• [What you need to do] Quote all lines below exactly. Images stay out.

• [Data block]

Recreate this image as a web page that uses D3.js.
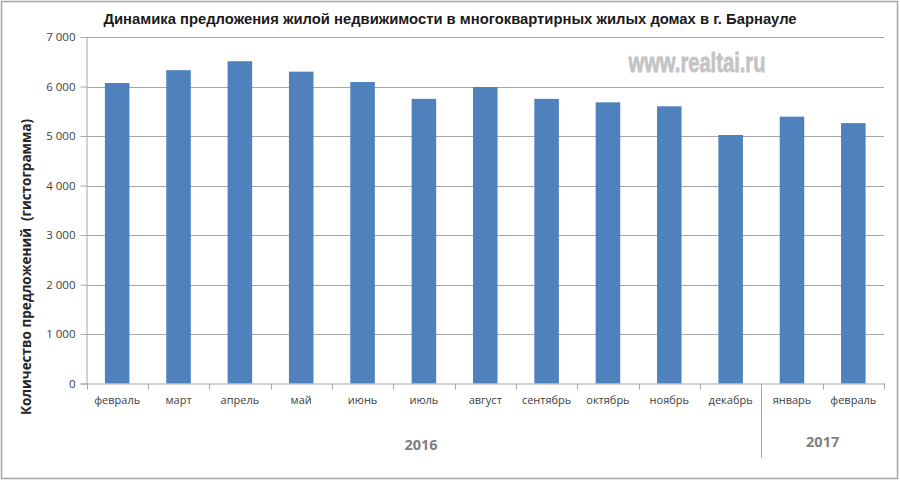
<!DOCTYPE html>
<html><head><meta charset="utf-8">
<script src="https://cdn.jsdelivr.net/npm/d3@7"></script>
<style>body{margin:0;background:#fff}svg{display:block}</style>
</head><body>
<svg id="c" width="900" height="481"></svg>
<script>
const categories = ["февраль","март","апрель","май","июнь","июль","август","сентябрь","октябрь","ноябрь","декабрь","январь","февраль"];
const values = [6070, 6330, 6510, 6300, 6090, 5750, 5990, 5750, 5680, 5600, 5020, 5390, 5260];
const yTicks = [0,1000,2000,3000,4000,5000,6000,7000];
const years = [{label:"2016", from:0, to:10}, {label:"2017", from:11, to:12}];
const title = "Динамика предложения жилой недвижимости в многоквартирных жилых домах в г. Барнауле";
const yTitle = "Количество предложений\u00a0 (гистограмма)";
const watermark = "www.realtai.ru";

const svg = d3.select("#c");
const L = 86.5, R = 884, T = 37, B = 383.5;
const x = d3.scaleBand().domain(d3.range(categories.length)).range([L, R]).paddingInner(0.6).paddingOuter(0.3);
const xb = d3.scaleBand().domain(d3.range(categories.length)).range([L, R]);
const y = d3.scaleLinear().domain([0, 7000]).range([B, T]);
const grid = "#a6a6a6";

// frame
svg.append("rect").attr("x",1.5).attr("y",1.5).attr("width",896).attr("height",477)
  .attr("fill","none").attr("stroke","#a6a6a6").attr("stroke-width",1.5);

// gridlines
svg.append("g").selectAll("line").data(yTicks.filter(d=>d>0)).join("line")
  .attr("x1",L).attr("x2",R).attr("y1",d=>Math.round(y(d))+0.5).attr("y2",d=>Math.round(y(d))+0.5)
  .attr("stroke",grid).attr("stroke-width",1);

// y axis
const ya = svg.append("g").attr("transform",`translate(${L},0)`)
  .call(d3.axisLeft(y).tickValues(yTicks).tickSize(6).tickPadding(5)
    .tickFormat(d=>d3.format(",")(d).replace(/,/g," ")));
ya.select(".domain").attr("stroke",grid);
ya.selectAll(".tick line").attr("stroke",grid);
ya.selectAll(".tick text").attr("font-family","'Open Sans', 'DejaVu Sans', sans-serif").attr("font-size",11.5).attr("fill","#404040");

// bars
svg.append("g").selectAll("rect").data(values).join("rect")
  .attr("x",(d,i)=>x(i)).attr("width",x.bandwidth())
  .attr("y",d=>y(d)).attr("height",d=>B-y(d))
  .attr("fill","#4f81bd");

// x axis
const xa = svg.append("g").attr("transform",`translate(0,${B})`)
  .call(d3.axisBottom(xb).tickSize(0).tickPadding(13).tickFormat(i=>categories[i]));
xa.select(".domain").attr("stroke",grid);
xa.selectAll(".tick text").attr("font-family","'Open Sans', 'DejaVu Sans', sans-serif").attr("font-size",11).attr("fill","#404040");
// boundary ticks
const bounds = d3.range(categories.length+1).map(i=> i<categories.length ? xb(i) : R);
svg.append("g").selectAll("line").data(bounds).join("line")
  .attr("x1",d=>Math.round(d)+0.5).attr("x2",d=>Math.round(d)+0.5)
  .attr("y1",B).attr("y2",B+6).attr("stroke",grid);
// year separator
svg.append("line").attr("x1",Math.round(xb(11))+0.5).attr("x2",Math.round(xb(11))+0.5)
  .attr("y1",B).attr("y2",458).attr("stroke",grid);

// year labels
const ySep = [450, 447];
svg.append("g").selectAll("text").data(years).join("text")
  .attr("x",d=> d.label==="2016" ? 421 : (xb(d.from)+xb(d.to)+xb.bandwidth())/2)
  .attr("y",(d,i)=>ySep[i]).attr("text-anchor","middle")
  .attr("font-family","'Open Sans', 'Liberation Sans', sans-serif").attr("font-weight","bold")
  .attr("font-size",14.5).attr("fill","#808080").text(d=>d.label);

// title
svg.append("text").attr("x",450).attr("y",24).attr("text-anchor","middle")
  .attr("font-family","'Liberation Sans','Arial',sans-serif")
  .attr("font-weight","bold").attr("font-size",14.8).attr("fill","#1a1a1a").text(title);

// y title
svg.append("text").attr("transform","translate(31,267) rotate(-90)").attr("text-anchor","middle")
  .attr("font-family","'Open Sans','DejaVu Sans',sans-serif").attr("font-weight","bold")
  .attr("font-size",13.5).attr("fill","#262626").text(yTitle);

// watermark
svg.append("text").attr("transform","translate(697,72) scale(0.72,1)").attr("text-anchor","middle")
  .attr("font-family","'Liberation Sans','Arial',sans-serif").attr("font-weight","bold")
  .attr("font-size",28).attr("fill","#c4c4c4").attr("stroke","#c4c4c4").attr("stroke-width",0.8).text(watermark);
</script>
</body></html>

• [Problem solution]
Recreate this image as a web page that uses D3.js.
<!DOCTYPE html>
<html><head><meta charset="utf-8">
<script src="https://cdn.jsdelivr.net/npm/d3@7"></script>
<style>body{margin:0;background:#fff}svg{display:block}</style>
</head><body>
<svg id="c" width="900" height="481"></svg>
<script>
const categories = ["февраль","март","апрель","май","июнь","июль","август","сентябрь","октябрь","ноябрь","декабрь","январь","февраль"];
const values = [6070, 6330, 6510, 6300, 6090, 5750, 5990, 5750, 5680, 5600, 5020, 5390, 5260];
const yTicks = [0,1000,2000,3000,4000,5000,6000,7000];
const years = [{label:"2016", from:0, to:10}, {label:"2017", from:11, to:12}];
const title = "Динамика предложения жилой недвижимости в многоквартирных жилых домах в г. Барнауле";
const yTitle = "Количество предложений\u00a0 (гистограмма)";
const watermark = "www.realtai.ru";

const svg = d3.select("#c");
const L = 86.5, R = 884, T = 37, B = 383.5;
const x = d3.scaleBand().domain(d3.range(categories.length)).range([L, R]).paddingInner(0.6).paddingOuter(0.3);
const xb = d3.scaleBand().domain(d3.range(categories.length)).range([L, R]);
const y = d3.scaleLinear().domain([0, 7000]).range([B, T]);
const grid = "#a6a6a6";

// frame
svg.append("rect").attr("x",1.5).attr("y",1.5).attr("width",896).attr("height",477)
  .attr("fill","none").attr("stroke","#a6a6a6").attr("stroke-width",1.5);

// gridlines
svg.append("g").selectAll("line").data(yTicks.filter(d=>d>0)).join("line")
  .attr("x1",L).attr("x2",R).attr("y1",d=>Math.round(y(d))+0.5).attr("y2",d=>Math.round(y(d))+0.5)
  .attr("stroke",grid).attr("stroke-width",1);

// y axis
const ya = svg.append("g").attr("transform",`translate(${L},0)`)
  .call(d3.axisLeft(y).tickValues(yTicks).tickSize(6).tickPadding(5)
    .tickFormat(d=>d3.format(",")(d).replace(/,/g," ")));
ya.select(".domain").attr("stroke",grid);
ya.selectAll(".tick line").attr("stroke",grid);
ya.selectAll(".tick text").attr("font-family","'Open Sans', 'DejaVu Sans', sans-serif").attr("font-size",11.5).attr("fill","#404040");

// bars
svg.append("g").selectAll("rect").data(values).join("rect")
  .attr("x",(d,i)=>x(i)).attr("width",x.bandwidth())
  .attr("y",d=>y(d)).attr("height",d=>B-y(d))
  .attr("fill","#4f81bd");

// x axis
const xa = svg.append("g").attr("transform",`translate(0,${B})`)
  .call(d3.axisBottom(xb).tickSize(0).tickPadding(13).tickFormat(i=>categories[i]));
xa.select(".domain").attr("stroke",grid);
xa.selectAll(".tick text").attr("font-family","'Open Sans', 'DejaVu Sans', sans-serif").attr("font-size",11).attr("fill","#404040");
// boundary ticks
const bounds = d3.range(categories.length+1).map(i=> i<categories.length ? xb(i) : R);
svg.append("g").selectAll("line").data(bounds).join("line")
  .attr("x1",d=>Math.round(d)+0.5).attr("x2",d=>Math.round(d)+0.5)
  .attr("y1",B).attr("y2",B+6).attr("stroke",grid);
// year separator
svg.append("line").attr("x1",Math.round(xb(11))+0.5).attr("x2",Math.round(xb(11))+0.5)
  .attr("y1",B).attr("y2",458).attr("stroke",grid);

// year labels
const ySep = [450, 447];
svg.append("g").selectAll("text").data(years).join("text")
  .attr("x",d=> d.label==="2016" ? 421 : (xb(d.from)+xb(d.to)+xb.bandwidth())/2)
  .attr("y",(d,i)=>ySep[i]).attr("text-anchor","middle")
  .attr("font-family","'Open Sans', 'Liberation Sans', sans-serif").attr("font-weight","bold")
  .attr("font-size",14.5).attr("fill","#808080").text(d=>d.label);

// title
svg.append("text").attr("x",450).attr("y",24).attr("text-anchor","middle")
  .attr("font-family","'Liberation Sans','Arial',sans-serif")
  .attr("font-weight","bold").attr("font-size",14.8).attr("fill","#1a1a1a").text(title);

// y title
svg.append("text").attr("transform","translate(31,267) rotate(-90)").attr("text-anchor","middle")
  .attr("font-family","'Open Sans','DejaVu Sans',sans-serif").attr("font-weight","bold")
  .attr("font-size",13.5).attr("fill","#262626").text(yTitle);

// watermark
svg.append("text").attr("transform","translate(697,72) scale(0.72,1)").attr("text-anchor","middle")
  .attr("font-family","'Liberation Sans','Arial',sans-serif").attr("font-weight","bold")
  .attr("font-size",28).attr("fill","#c4c4c4").attr("stroke","#c4c4c4").attr("stroke-width",0.8).text(watermark);
</script>
</body></html>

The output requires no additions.